When we decided to wed nearly three years ago, moving to my already established home in Downtown St. Paul seemed like a natural fit. We loved the building, and the quiet urban center that was Lowertown was less than a mile from my post at the State Capitol.
But before long, the evenings we once enjoyed listening to the local jazz trumpeter playing in Mears Park next to the lapping brook were quickly replaced by a newly developed entertainment district’s sound-ordinance breaking speakers and young suburbanites shrieking at 1
a.m. while groping for their car keys on the sidewalk.
While we applauded the conversion of Union Depot back to its origins as a transportation hub, its renovation marked the beginning of summer after summer of jack hammers and madly beeping construction vehicles as a parade of apartment, condo buildings, and finally a new ballpark, shattered the daytime peace as well.
Mears Park had also become a magnent for every type of band, festival and wedding imaginable. We found ourselves compelled to leave our apartment several evenings each week during the summer due to the noise level. Finally, we vacated a stunning fourth floor park view apartment halfway through our first lease for a quieter unit overlooking Fifth Street.
The “band” problem persists so heavily throughout Lowertown on an even larger scale now. A friend who lives in the Great Northern building believes the City of St. Paul has someone employed full-time to locate every potential band in the metro area so that they can be placed in some area of Lowertown each night of the week, with the intent to drive out its residents. Bands are now apparently disturbing her home life every Wednesday evening from the platform of the Union Depot.

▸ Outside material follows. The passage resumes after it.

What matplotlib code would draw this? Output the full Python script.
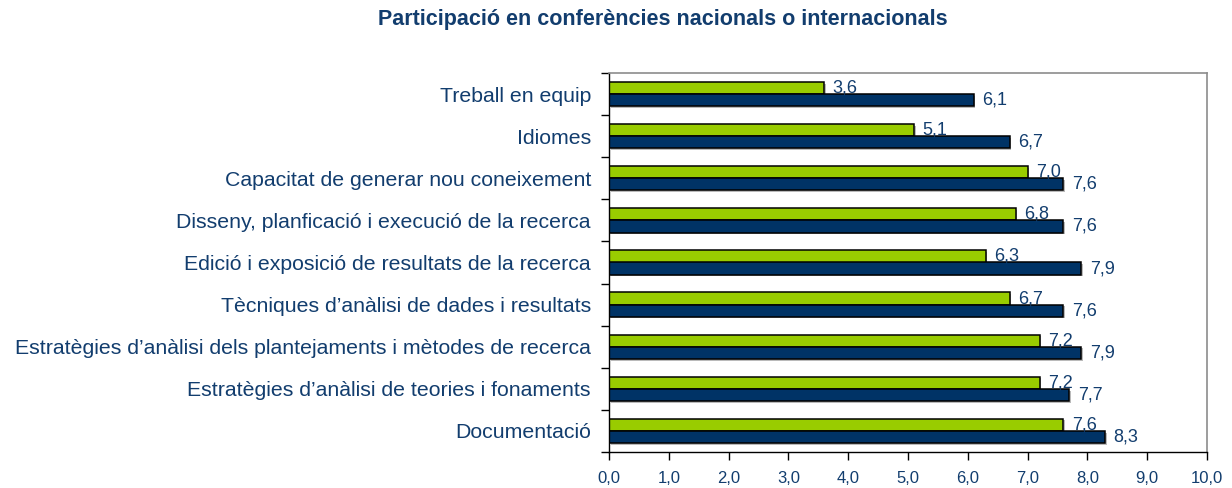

It was becoming obvious that the once welcoming city neighborhood we loved wasn’t really interested in the fact that we could no longer sleep or work in our home. It was more excited about attracting students and young professionals who wanted to watch a baseball game before hitting the tequila bar, and then enjoy the luxury of walking to an apartment to sleep off the hangover.
We knew we had to leave. We also knew we loved urban life. So we wondered: is it possible to live in an urban center and not have to use earplugs to get a good night’s sleep? Does every city have someone employed to find bands, install bars and hire screaming 20 year-olds to
plague its residents? It may be a huge gamble, but we’re betting not.
We have discovered a unique, remote neighborhood at what we’re calling “the end” of the Minneapolis North Loop. It was the building that attracted us first. Sleek, Swedish and a model for green living that seemed to actually be feasible. But when we discovered it was located on the far edge of downtown, close to both of our workplaces, and how the builder had been “sound conscious” in its construction (using the double-paned glass concept most large cities use for sound control in urban residential buildings), we thought we had a shot.
So, we’re sorting, selling, packing and praying that our little piece of urban heaven lies across the river. We’ll keep you posted.